CSF is one of the aftermarket companies that never fails to amaze me. Respect to all the geniuses who didn't sleep for countless nights trying to deliver a better version of an almost perfect item.

14

The progress that performance automotive technology has made is mind-blowing. I have a ton of respect to the engineers and drivers designing and testing these mods.
And as for "how fast the 720S/765T can get" I've been thinking... One could easily get an idea of that simply by modding their McLaren in Forza and having a go on the drag strip!
It's partially a joke, yeah, but considering how accurate today's video games are, that could let us imagine the performance to be discovered.

Author15

I think what impresses me the most is how well the 765LT (in the video above) is able to put that power to the drag strip while still being on 'road' tyres and being RWD.When you see the R35 GT-R, 911 Turbo and even Tesla Model S doing ridiculous 0-60 times you'd assume it's all thanks to the all-wheel-drive systems.

Granted, the 765LT comes on Trofeo R track tyres and the drag strip is prepared vs. a normal road, but 0-60mph in 2.1-seconds is mindblowing. To the point i'm not sure how you go faster than that (by adding more power) unless you're in the realms of drag slicks and so forth.

16

The track surface looked like it was heavily prepped. Wouldn't that have a bearing?

17
Jay Soh Tsu Chung

the quality of tuna sandwiches would drive some individuals to turn violent.
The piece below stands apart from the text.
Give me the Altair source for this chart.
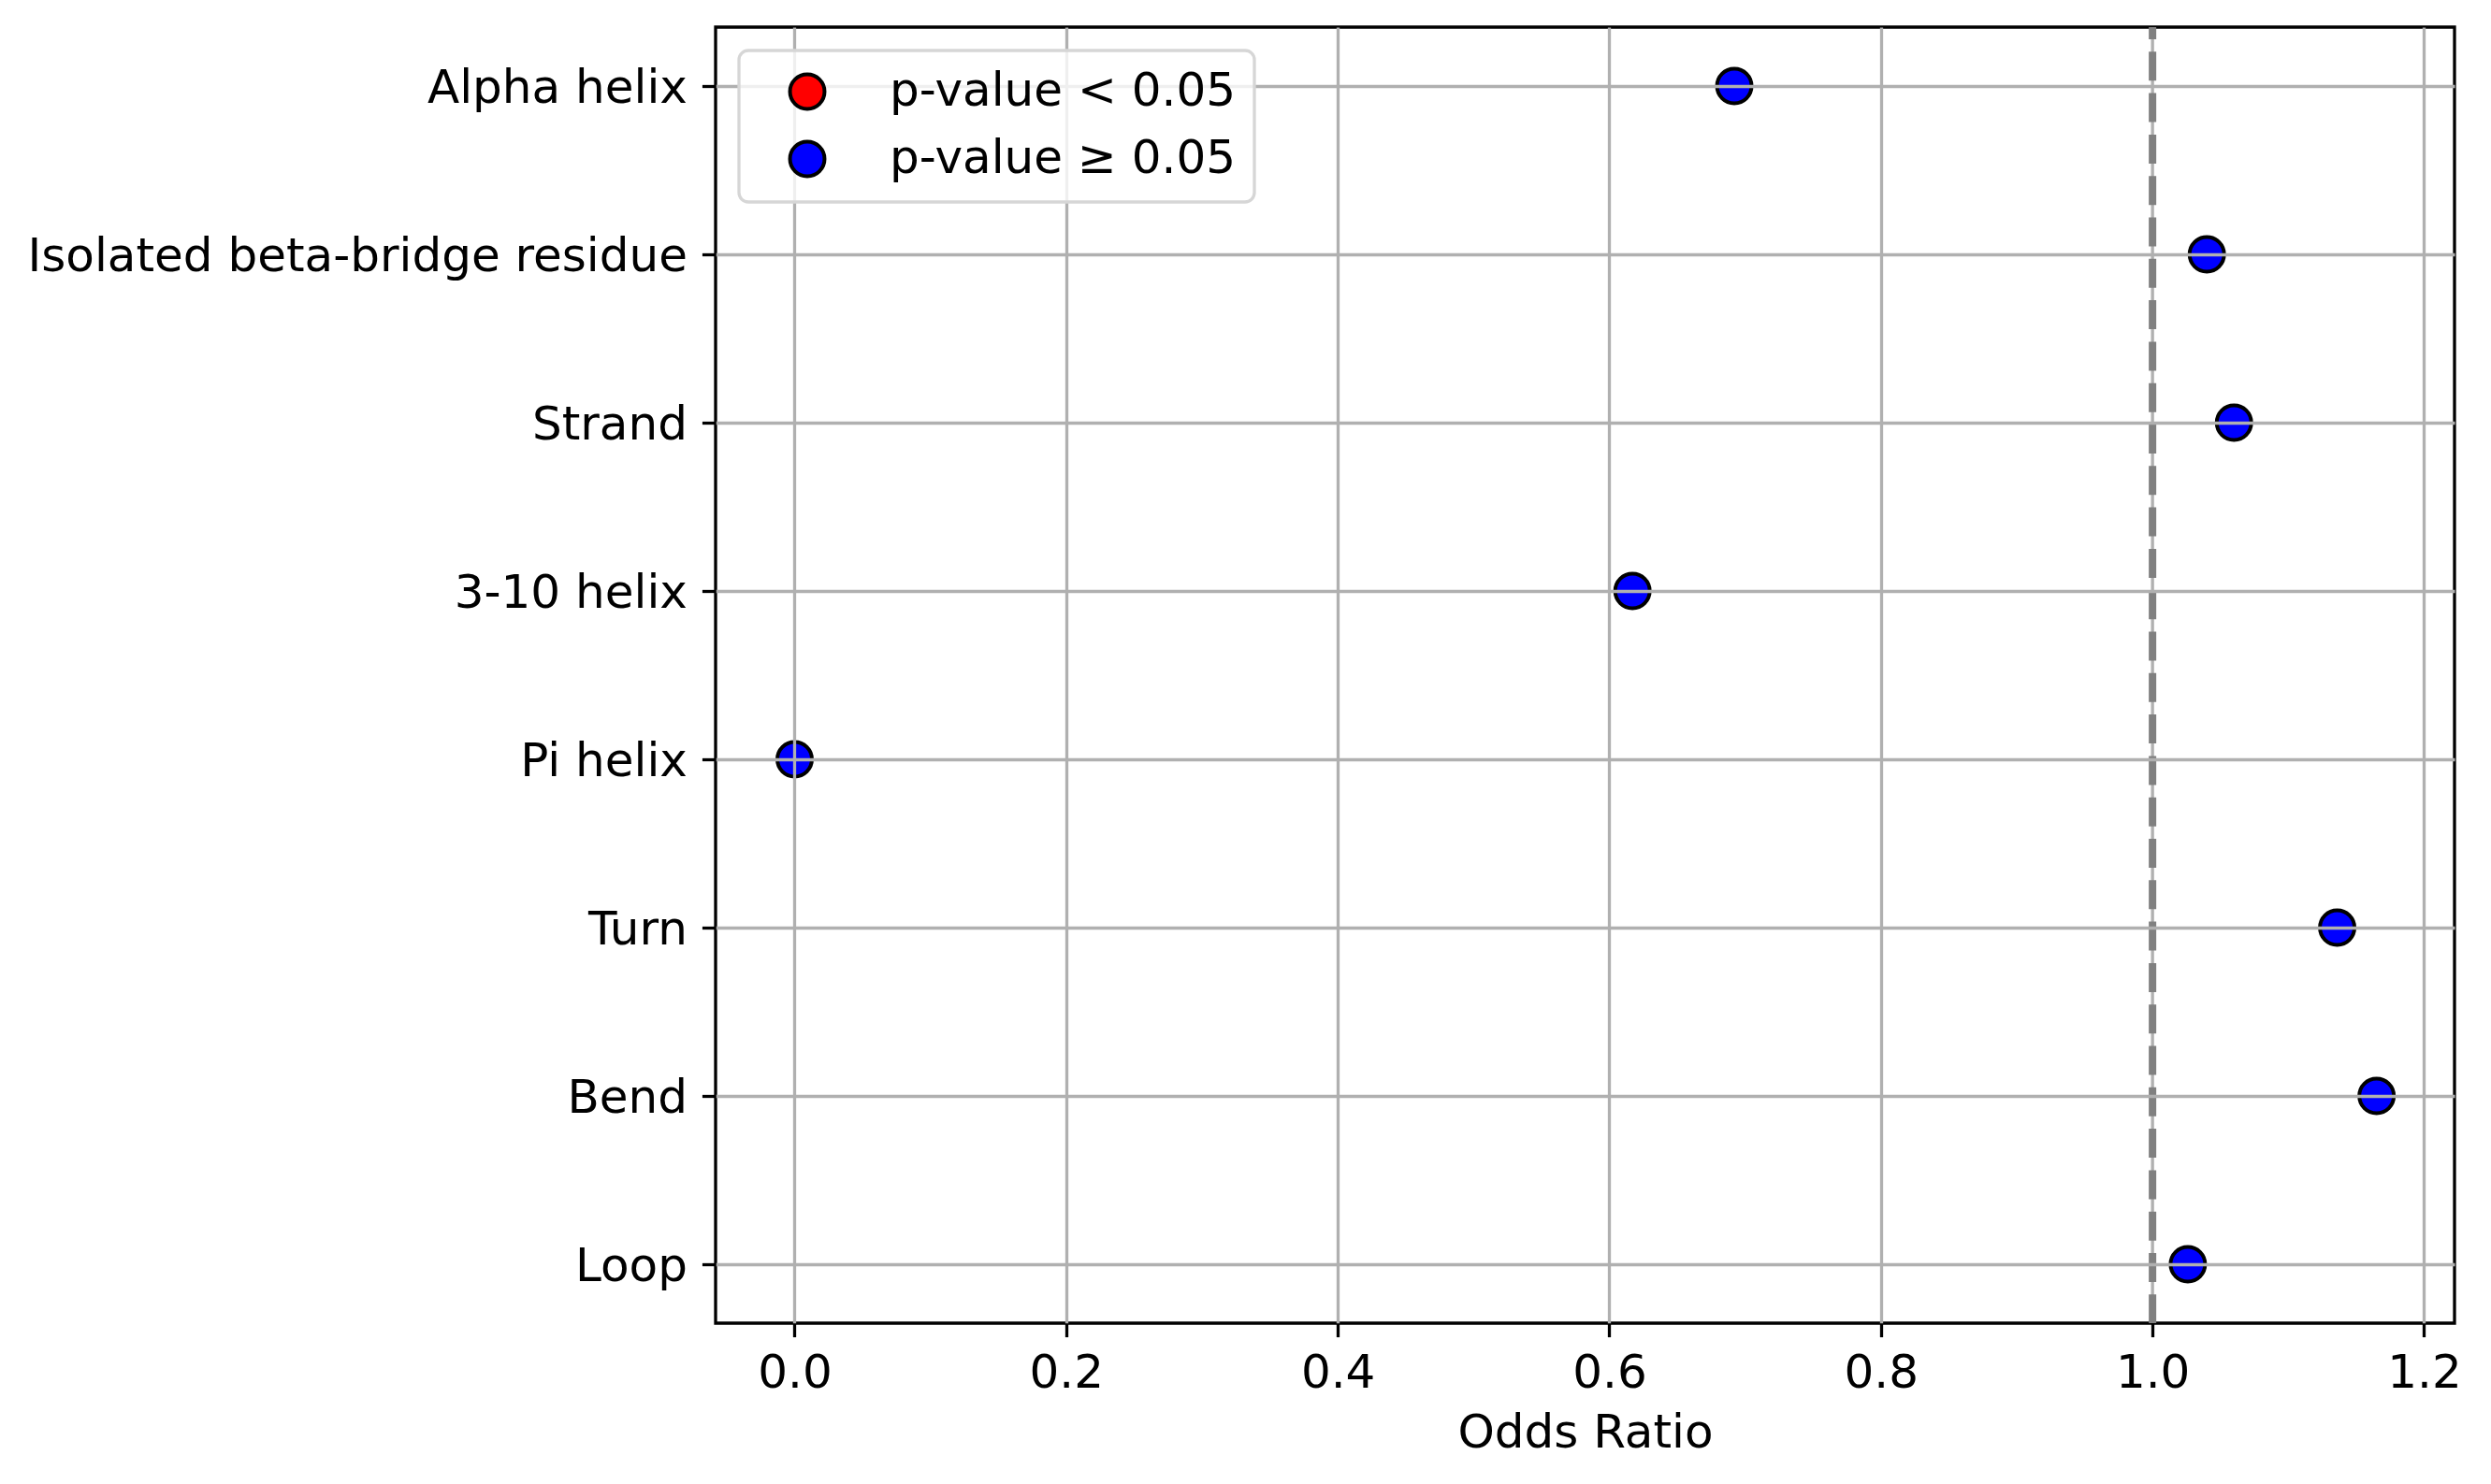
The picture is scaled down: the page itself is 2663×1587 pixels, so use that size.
import altair as alt
import pandas as pd

categories = ["Alpha helix", "Isolated beta-bridge residue", "Strand", "3-10 helix",
              "Pi helix", "Turn", "Bend", "Loop"]
odds_ratios = [0.692, 1.040, 1.060, 0.617, 0.0, 1.136, 1.165, 1.026]
significance = ["p-value ≥ 0.05", "p-value ≥ 0.05", "p-value ≥ 0.05", "p-value ≥ 0.05",
                "p-value ≥ 0.05", "p-value ≥ 0.05", "p-value ≥ 0.05", "p-value ≥ 0.05"]
legend_labels = ["p-value < 0.05", "p-value ≥ 0.05"]
legend_colors = ["#ff0000", "#0000ff"]
x_ticks = [0.0, 0.2, 0.4, 0.6, 0.8, 1.0, 1.2]
x_domain = [-0.0582, 1.2224]
reference_value = [1.0]

df = pd.DataFrame({"cat": categories, "odds": odds_ratios, "sig": significance})
ref_df = pd.DataFrame({"odds": reference_value})

x_enc = alt.X(
    "odds:Q",
    title="Odds Ratio",
    scale=alt.Scale(domain=x_domain, nice=False, zero=False),
    axis=alt.Axis(
        values=x_ticks,
        format=".1f",
        zindex=1,
        grid=True,
        gridOpacity={"condition": {"test": "abs(datum.value - 1) < 1e-9", "value": 0}, "value": 1},
    ),
)

# grid line underneath the dashed reference line
ref_grid = alt.Chart(ref_df).mark_rule(color="#b0b0b0", strokeWidth=3.3).encode(x=x_enc)

rule = alt.Chart(ref_df).mark_rule(
    color="#808080", strokeWidth=8, strokeDash=[31, 13.3], strokeDashOffset=18
).encode(x=x_enc)

points = alt.Chart(df).mark_circle(
    size=1364, stroke="black", strokeWidth=4, opacity=1
).encode(
    x=x_enc,
    y=alt.Y(
        "cat:N",
        sort=categories,
        title=None,
        scale=alt.Scale(type="point", padding=0.35),
        axis=alt.Axis(zindex=1, grid=True, labelLimit=2000, labelOffset=2),
    ),
    color=alt.Color(
        "sig:N",
        scale=alt.Scale(domain=legend_labels, range=legend_colors),
        legend=alt.Legend(
            title=None,
            orient="none",
            legendX=25,
            legendY=25,
            padding=19,
            symbolOffset=29,
            labelOffset=63,
            rowPadding=18,
            labelFontSize=50,
            labelFont="DejaVu Sans",
            labelColor="black",
            labelLimit=1000,
            symbolSize=1364,
            symbolType="circle",
            symbolStrokeColor="black",
            symbolStrokeWidth=4,
            fillColor="rgba(255,255,255,0.8)",
            strokeColor="#d6d6d6",
            cornerRadius=10,
            zindex=2,
        ),
    ),
)

chart = alt.layer(ref_grid, rule, points).properties(
    width=1859,
    height=1386,
    autosize=alt.AutoSizeParams(type="none"),
    padding={"left": 757, "top": 21, "right": 25, "bottom": 150},
    background="white",
).configure_view(
    stroke="black", strokeWidth=3.3
).configure_axis(
    labelFont="DejaVu Sans",
    labelFontSize=50,
    labelColor="black",
    titleFont="DejaVu Sans",
    titleFontSize=50,
    titleColor="black",
    titleFontWeight="normal",
    domain=False,
    tickColor="black",
    tickWidth=3.3,
    tickSize=14.6,
    gridColor="#b0b0b0",
    gridWidth=3.3,
).configure_axisX(
    labelPadding=14, titlePadding=14
).configure_axisY(
    labelPadding=16
).configure_legend(
    strokeWidth=3.3
)

chart.save("out.html", embed_options={"renderer": "svg", "actions": False})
This is too damn brilliant! ROFL

18

That exhaust set doe..... PERFECTION

19
@ultimateracingtips

And here's what's funny to me about this: you can take the same approach with road cars to race cars and the cost inverts.

I interviewed a friend who ran in the Atlantic series in the 90s and was doing 0-60 in 1.8 seconds with just 250bhp. He designed a centrifugal clutch instead of using the standard clutch which was part of what made it possible.

Road cars are impressive and have come a long way, but it's a fascinating study when you find out there are still affordable race cars from 30-40 years ago that will run circles around these "hyper cars."

For reference I believe the lap time around most circuits would be 20 seconds faster than anything from these tuners.

Very impressive, but if I had to pull the trigger I'm going for the value for money. Give me a real race car!

Nice article. Great photos.

20

Even the standard 720S – which you could argue is more of a sports car on steroids rather than a supercar


Okay... I don't want to get bogged down in semantics... but if a 720S isn't a Supercar, then I don't know what is

21

CSF needs to get Ray Charles outta the welding booth! Those welds arnt straight at all!!